● Information provided:
------------------------------------

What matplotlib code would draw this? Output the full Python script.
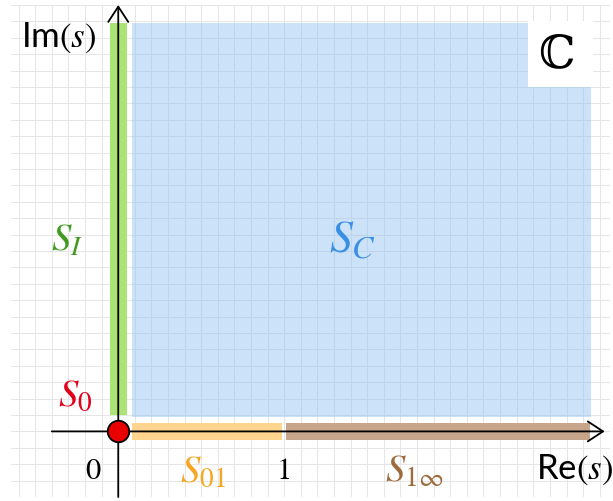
import matplotlib
matplotlib.use("Agg")
import matplotlib.pyplot as plt
import numpy as np
from matplotlib.patches import Rectangle

plt.rcParams['mathtext.fontset'] = 'stix'
plt.rcParams['font.family'] = ['Lato', 'DejaVu Sans']

# Regions of the complex plane (data units, 1 = the "1" on Re axis)
s_i_re = [-0.05, 0.05]
s_i_im = [0.10, 2.49]
s_c_re = [0.08, 2.85]
s_c_im = [0.085, 2.49]
s01_re = [0.08, 0.985]
s1inf_re = [1.01, 2.84]
band_im = [-0.05, 0.05]
cbox_re = [2.47, 2.86]
cbox_im = [2.10, 2.50]

# colours
c_green = '#aae476'
c_blue = (0.55, 0.75, 0.95)
c_orange = '#ffd48e'
c_brown = '#c7a58b'

fig = plt.figure(figsize=(6.13, 5.01), dpi=100)
ax = fig.add_axes([11/613, 4/501, 599/613, 492/501])
ax.set_xlim(-0.646, 2.962)
ax.set_ylim(-0.4, 2.6)

# background grid
ax.set_axisbelow(True)
ax.set_xticks(np.arange(-0.6, 2.96, 0.1))
ax.set_yticks(np.arange(-0.4, 2.61, 0.1))
ax.grid(True, color='#e6e6e6', lw=0.75)
ax.tick_params(length=0, labelbottom=False, labelleft=False)
for sp in ax.spines.values():
    sp.set_visible(False)

# S_C (blue) with white box for C
ax.add_patch(Rectangle((s_c_re[0], s_c_im[0]), s_c_re[1]-s_c_re[0], s_c_im[1]-s_c_im[0],
                       fc=c_blue, alpha=0.45, lw=0, zorder=1))
ax.add_patch(Rectangle((cbox_re[0], cbox_im[0]), cbox_re[1]-cbox_re[0], cbox_im[1]-cbox_im[0],
                       fc='white', lw=0, zorder=1.5))
# S_I (green)
ax.add_patch(Rectangle((s_i_re[0], s_i_im[0]), s_i_re[1]-s_i_re[0], s_i_im[1]-s_i_im[0],
                       fc=c_green, lw=0, zorder=2))
# S_01 and S_1inf
ax.add_patch(Rectangle((s01_re[0], band_im[0]), s01_re[1]-s01_re[0], band_im[1]-band_im[0],
                       fc=c_orange, lw=0, zorder=2))
ax.add_patch(Rectangle((s1inf_re[0], band_im[0]), s1inf_re[1]-s1inf_re[0], band_im[1]-band_im[0],
                       fc=c_brown, lw=0, zorder=2))

# axes with arrows
astyle = dict(arrowstyle='->,head_length=0.55,head_width=0.36', lw=1.3, color='black',
              mutation_scale=20, shrinkA=0, shrinkB=0)
ax.annotate('', xy=(2.93, 0), xytext=(-0.40, 0), arrowprops=astyle, zorder=3)
ax.annotate('', xy=(0, 2.6), xytext=(0, -0.40), arrowprops=astyle, zorder=3)

# S_0 point
ax.plot([0], [0], 'o', ms=15.5, mfc='#e80000', mec='black', mew=1.3, zorder=5, clip_on=False)

# labels
ax.text(-0.13, 2.40, r'Im$(s)$', fontsize=25, ha='right', va='center', zorder=6)
ax.text(2.98, -0.234, r'Re$(s)$', fontsize=25, ha='right', va='center', zorder=6, clip_on=False)
ax.text(-0.15, -0.234, r'$0$', fontsize=22, ha='center', va='center', zorder=6)
ax.text(0.99, -0.234, r'$1$', fontsize=22, ha='center', va='center', zorder=6)
ax.text(0.51, -0.24, r'$S_{01}$', fontsize=28, color='#f5a623', ha='center', va='center', zorder=6)
ax.text(1.78, -0.24, r'$S_{1\infty}$', fontsize=28, color='#9e6b3d', ha='center', va='center', zorder=6)
ax.text(-0.26, 0.22, r'$S_0$', fontsize=28, color='#e0001b', ha='center', va='center', zorder=6)
ax.text(-0.31, 1.17, r'$S_I$', fontsize=28, color='#3f9a1e', ha='center', va='center', zorder=6)
ax.text(1.41, 1.17, r'$S_C$', fontsize=33, color='#3a8ee3', ha='center', va='center', zorder=6)
ax.text(2.64, 2.30, '\u2102', fontsize=33, family='DejaVu Serif', ha='center', va='center', zorder=6)

fig.savefig('out.png', dpi=100)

------------------------------------

● Problem to work on: Begin at the first line of the material and copy each line exactly through the one containing "ax.set_ylim(-0.4, 2.6)". Omit pictures.

● Exercise response:
What matplotlib code would draw this? Output the full Python script.
import matplotlib
matplotlib.use("Agg")
import matplotlib.pyplot as plt
import numpy as np
from matplotlib.patches import Rectangle

plt.rcParams['mathtext.fontset'] = 'stix'
plt.rcParams['font.family'] = ['Lato', 'DejaVu Sans']

# Regions of the complex plane (data units, 1 = the "1" on Re axis)
s_i_re = [-0.05, 0.05]
s_i_im = [0.10, 2.49]
s_c_re = [0.08, 2.85]
s_c_im = [0.085, 2.49]
s01_re = [0.08, 0.985]
s1inf_re = [1.01, 2.84]
band_im = [-0.05, 0.05]
cbox_re = [2.47, 2.86]
cbox_im = [2.10, 2.50]

# colours
c_green = '#aae476'
c_blue = (0.55, 0.75, 0.95)
c_orange = '#ffd48e'
c_brown = '#c7a58b'

fig = plt.figure(figsize=(6.13, 5.01), dpi=100)
ax = fig.add_axes([11/613, 4/501, 599/613, 492/501])
ax.set_xlim(-0.646, 2.962)
ax.set_ylim(-0.4, 2.6)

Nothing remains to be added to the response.